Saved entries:
##########

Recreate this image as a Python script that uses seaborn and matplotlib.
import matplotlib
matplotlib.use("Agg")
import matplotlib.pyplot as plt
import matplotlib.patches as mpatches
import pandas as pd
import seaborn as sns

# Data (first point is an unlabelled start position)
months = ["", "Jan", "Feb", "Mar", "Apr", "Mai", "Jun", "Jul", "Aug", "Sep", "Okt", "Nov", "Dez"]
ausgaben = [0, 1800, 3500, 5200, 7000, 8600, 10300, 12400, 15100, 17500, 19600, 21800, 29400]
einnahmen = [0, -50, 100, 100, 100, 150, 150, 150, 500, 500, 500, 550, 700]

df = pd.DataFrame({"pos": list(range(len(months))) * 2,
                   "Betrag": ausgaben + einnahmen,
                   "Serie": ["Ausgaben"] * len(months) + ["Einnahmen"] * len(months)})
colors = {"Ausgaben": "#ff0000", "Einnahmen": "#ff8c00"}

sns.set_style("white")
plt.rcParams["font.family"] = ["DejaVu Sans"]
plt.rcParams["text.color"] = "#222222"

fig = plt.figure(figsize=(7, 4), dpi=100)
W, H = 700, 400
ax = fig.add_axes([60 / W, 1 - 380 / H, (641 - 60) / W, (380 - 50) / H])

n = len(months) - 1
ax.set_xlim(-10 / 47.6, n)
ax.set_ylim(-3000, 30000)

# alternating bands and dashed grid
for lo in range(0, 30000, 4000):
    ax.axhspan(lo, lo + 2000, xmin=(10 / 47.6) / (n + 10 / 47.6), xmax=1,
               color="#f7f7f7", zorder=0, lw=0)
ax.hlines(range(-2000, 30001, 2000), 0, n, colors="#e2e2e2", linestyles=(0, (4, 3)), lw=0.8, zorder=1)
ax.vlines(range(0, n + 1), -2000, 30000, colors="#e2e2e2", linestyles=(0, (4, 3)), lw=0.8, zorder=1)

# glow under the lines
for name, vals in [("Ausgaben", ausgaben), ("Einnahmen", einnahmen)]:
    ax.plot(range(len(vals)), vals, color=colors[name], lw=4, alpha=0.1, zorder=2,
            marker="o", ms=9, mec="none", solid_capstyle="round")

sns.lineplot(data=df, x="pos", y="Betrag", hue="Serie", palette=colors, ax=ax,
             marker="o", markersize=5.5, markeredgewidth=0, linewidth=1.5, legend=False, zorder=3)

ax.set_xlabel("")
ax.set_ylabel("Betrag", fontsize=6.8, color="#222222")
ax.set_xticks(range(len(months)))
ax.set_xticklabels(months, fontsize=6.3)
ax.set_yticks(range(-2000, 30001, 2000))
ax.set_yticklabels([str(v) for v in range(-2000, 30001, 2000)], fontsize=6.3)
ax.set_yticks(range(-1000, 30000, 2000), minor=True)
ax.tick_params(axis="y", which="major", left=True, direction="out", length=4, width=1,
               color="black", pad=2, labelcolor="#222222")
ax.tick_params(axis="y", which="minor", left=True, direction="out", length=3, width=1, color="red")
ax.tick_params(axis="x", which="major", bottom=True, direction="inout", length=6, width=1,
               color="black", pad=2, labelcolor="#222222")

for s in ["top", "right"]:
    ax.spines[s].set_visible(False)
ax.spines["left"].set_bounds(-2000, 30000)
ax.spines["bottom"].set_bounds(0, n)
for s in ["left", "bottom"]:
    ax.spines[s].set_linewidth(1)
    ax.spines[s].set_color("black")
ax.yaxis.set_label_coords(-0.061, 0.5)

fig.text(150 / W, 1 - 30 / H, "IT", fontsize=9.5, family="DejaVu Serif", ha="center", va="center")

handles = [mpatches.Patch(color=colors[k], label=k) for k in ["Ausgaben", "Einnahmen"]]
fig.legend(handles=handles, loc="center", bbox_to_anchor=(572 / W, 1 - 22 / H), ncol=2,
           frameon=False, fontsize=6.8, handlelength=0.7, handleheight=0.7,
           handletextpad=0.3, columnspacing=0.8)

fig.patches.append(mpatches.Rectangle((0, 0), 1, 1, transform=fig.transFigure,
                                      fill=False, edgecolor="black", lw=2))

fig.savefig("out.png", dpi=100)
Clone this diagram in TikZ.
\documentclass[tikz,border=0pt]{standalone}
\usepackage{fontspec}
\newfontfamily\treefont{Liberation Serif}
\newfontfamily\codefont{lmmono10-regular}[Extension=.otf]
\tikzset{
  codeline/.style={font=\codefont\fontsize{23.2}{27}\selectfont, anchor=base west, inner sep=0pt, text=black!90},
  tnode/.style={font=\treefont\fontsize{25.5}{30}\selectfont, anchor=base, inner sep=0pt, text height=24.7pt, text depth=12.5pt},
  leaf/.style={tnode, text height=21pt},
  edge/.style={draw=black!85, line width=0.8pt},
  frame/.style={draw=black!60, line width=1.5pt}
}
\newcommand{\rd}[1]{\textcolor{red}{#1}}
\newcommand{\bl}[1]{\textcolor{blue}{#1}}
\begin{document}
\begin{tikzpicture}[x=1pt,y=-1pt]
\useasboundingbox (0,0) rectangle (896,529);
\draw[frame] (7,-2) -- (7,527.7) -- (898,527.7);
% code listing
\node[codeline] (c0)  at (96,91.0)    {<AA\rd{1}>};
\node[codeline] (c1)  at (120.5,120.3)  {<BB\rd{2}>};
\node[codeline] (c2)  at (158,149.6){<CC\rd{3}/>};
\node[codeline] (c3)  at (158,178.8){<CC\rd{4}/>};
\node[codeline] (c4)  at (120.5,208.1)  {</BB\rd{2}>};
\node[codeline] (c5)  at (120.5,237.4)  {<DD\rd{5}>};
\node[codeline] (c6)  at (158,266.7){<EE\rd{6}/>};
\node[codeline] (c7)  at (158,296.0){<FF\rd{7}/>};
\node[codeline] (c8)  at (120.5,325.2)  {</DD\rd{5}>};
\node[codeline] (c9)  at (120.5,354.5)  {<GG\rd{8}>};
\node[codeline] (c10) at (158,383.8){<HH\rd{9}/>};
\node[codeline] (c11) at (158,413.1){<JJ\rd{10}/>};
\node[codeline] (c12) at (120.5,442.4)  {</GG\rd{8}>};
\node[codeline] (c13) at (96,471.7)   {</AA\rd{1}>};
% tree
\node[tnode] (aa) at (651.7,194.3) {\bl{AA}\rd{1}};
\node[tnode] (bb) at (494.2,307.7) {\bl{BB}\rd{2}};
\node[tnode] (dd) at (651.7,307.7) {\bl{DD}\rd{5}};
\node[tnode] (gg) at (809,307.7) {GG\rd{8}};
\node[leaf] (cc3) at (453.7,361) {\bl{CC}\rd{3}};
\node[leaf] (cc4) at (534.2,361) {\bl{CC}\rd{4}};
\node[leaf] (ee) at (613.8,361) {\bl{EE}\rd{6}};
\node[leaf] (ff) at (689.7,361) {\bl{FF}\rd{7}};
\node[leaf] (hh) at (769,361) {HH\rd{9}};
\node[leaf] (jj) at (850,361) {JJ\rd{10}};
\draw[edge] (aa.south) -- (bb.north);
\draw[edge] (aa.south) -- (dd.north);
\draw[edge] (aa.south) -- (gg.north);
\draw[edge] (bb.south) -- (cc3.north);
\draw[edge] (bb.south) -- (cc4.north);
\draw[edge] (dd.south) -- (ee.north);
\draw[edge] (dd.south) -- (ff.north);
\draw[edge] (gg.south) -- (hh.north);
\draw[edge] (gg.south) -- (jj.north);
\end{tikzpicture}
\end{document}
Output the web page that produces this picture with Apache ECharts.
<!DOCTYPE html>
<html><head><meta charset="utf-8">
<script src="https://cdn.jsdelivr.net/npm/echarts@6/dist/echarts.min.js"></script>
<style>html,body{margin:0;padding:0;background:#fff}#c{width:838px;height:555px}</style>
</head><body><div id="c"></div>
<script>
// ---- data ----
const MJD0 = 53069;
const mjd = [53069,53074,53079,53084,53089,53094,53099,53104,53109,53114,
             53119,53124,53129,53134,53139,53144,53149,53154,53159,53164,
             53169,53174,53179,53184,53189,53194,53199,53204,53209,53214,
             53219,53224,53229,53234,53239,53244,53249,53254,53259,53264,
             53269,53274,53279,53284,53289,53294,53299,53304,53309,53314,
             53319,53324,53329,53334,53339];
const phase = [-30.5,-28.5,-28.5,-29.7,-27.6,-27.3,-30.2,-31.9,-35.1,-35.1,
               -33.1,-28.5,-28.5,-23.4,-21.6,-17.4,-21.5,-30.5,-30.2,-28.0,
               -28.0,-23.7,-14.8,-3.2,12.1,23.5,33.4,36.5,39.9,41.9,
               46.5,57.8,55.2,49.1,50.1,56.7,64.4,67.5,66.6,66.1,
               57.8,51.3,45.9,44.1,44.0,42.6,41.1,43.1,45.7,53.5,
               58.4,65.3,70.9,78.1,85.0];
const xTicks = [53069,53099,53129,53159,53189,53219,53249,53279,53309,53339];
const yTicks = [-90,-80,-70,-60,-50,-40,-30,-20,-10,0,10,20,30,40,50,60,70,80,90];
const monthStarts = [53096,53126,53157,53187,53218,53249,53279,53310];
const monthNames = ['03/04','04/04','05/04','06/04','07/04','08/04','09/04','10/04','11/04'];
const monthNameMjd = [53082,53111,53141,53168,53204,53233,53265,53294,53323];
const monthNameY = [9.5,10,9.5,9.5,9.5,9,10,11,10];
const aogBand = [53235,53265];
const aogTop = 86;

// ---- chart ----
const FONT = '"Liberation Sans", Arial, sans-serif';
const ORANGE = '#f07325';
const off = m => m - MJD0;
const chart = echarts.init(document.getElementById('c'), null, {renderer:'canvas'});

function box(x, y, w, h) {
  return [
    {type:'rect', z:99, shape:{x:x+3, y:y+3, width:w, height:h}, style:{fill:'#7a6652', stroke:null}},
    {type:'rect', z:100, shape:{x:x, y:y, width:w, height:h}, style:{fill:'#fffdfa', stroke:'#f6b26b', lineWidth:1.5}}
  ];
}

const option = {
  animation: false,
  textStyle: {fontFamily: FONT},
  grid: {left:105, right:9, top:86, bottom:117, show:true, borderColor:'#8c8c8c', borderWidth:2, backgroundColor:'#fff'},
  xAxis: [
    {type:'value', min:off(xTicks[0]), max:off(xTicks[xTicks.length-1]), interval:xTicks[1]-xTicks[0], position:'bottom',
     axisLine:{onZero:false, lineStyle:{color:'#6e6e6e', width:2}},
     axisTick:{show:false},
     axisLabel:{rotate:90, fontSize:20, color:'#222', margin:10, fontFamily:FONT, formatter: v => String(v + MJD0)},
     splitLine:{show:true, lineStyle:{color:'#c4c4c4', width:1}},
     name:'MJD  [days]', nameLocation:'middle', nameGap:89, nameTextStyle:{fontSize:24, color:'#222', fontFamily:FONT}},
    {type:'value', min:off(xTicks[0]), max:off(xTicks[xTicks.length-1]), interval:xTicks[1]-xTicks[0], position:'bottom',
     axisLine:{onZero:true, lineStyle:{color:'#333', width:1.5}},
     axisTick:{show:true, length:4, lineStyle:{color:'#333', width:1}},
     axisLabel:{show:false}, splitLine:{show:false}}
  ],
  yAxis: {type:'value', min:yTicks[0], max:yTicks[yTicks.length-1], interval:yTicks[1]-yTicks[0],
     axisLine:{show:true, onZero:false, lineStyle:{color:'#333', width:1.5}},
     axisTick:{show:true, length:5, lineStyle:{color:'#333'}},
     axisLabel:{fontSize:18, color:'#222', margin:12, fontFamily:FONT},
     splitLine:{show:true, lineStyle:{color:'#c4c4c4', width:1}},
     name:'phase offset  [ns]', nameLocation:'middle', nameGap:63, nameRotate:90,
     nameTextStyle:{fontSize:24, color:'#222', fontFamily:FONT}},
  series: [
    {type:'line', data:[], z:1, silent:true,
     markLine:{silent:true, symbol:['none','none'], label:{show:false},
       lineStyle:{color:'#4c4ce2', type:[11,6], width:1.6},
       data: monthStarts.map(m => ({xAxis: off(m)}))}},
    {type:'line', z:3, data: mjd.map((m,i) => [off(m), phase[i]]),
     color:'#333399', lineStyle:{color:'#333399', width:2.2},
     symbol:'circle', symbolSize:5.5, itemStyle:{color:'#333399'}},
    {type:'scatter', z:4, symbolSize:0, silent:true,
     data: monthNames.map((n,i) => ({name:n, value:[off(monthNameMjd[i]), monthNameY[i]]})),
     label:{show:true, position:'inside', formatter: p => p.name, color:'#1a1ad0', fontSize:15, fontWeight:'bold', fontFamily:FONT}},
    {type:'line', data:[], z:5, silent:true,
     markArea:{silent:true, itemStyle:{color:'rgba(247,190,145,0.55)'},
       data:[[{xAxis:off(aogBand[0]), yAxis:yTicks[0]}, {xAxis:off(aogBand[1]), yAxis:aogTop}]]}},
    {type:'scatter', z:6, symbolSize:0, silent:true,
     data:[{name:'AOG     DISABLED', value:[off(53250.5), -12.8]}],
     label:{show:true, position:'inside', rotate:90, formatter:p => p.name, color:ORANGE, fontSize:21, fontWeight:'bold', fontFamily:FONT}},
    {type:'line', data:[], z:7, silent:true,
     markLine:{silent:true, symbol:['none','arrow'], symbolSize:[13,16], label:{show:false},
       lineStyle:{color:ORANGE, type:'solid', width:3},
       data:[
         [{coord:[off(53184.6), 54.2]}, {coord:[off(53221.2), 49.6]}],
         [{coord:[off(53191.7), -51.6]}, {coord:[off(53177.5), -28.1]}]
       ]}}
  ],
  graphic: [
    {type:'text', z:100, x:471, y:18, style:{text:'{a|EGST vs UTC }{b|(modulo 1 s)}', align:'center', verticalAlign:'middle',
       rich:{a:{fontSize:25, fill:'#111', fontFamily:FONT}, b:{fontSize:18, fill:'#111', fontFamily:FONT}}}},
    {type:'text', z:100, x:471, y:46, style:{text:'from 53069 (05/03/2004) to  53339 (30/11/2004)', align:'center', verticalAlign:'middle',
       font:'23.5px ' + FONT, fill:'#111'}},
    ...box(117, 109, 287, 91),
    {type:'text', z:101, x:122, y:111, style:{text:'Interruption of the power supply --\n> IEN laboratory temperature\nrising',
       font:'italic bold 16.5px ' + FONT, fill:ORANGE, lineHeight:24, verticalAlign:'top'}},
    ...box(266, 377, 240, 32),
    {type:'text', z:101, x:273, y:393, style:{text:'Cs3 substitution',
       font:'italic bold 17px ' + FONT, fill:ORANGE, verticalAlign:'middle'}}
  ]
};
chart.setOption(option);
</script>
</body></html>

##########

__The request__: All lines from the beginning of the material above through the one with "500, 550, 700]" need to be returned exactly; please return those and only those.

__Full output__:
Recreate this image as a Python script that uses seaborn and matplotlib.
import matplotlib
matplotlib.use("Agg")
import matplotlib.pyplot as plt
import matplotlib.patches as mpatches
import pandas as pd
import seaborn as sns

# Data (first point is an unlabelled start position)
months = ["", "Jan", "Feb", "Mar", "Apr", "Mai", "Jun", "Jul", "Aug", "Sep", "Okt", "Nov", "Dez"]
ausgaben = [0, 1800, 3500, 5200, 7000, 8600, 10300, 12400, 15100, 17500, 19600, 21800, 29400]
einnahmen = [0, -50, 100, 100, 100, 150, 150, 150, 500, 500, 500, 550, 700]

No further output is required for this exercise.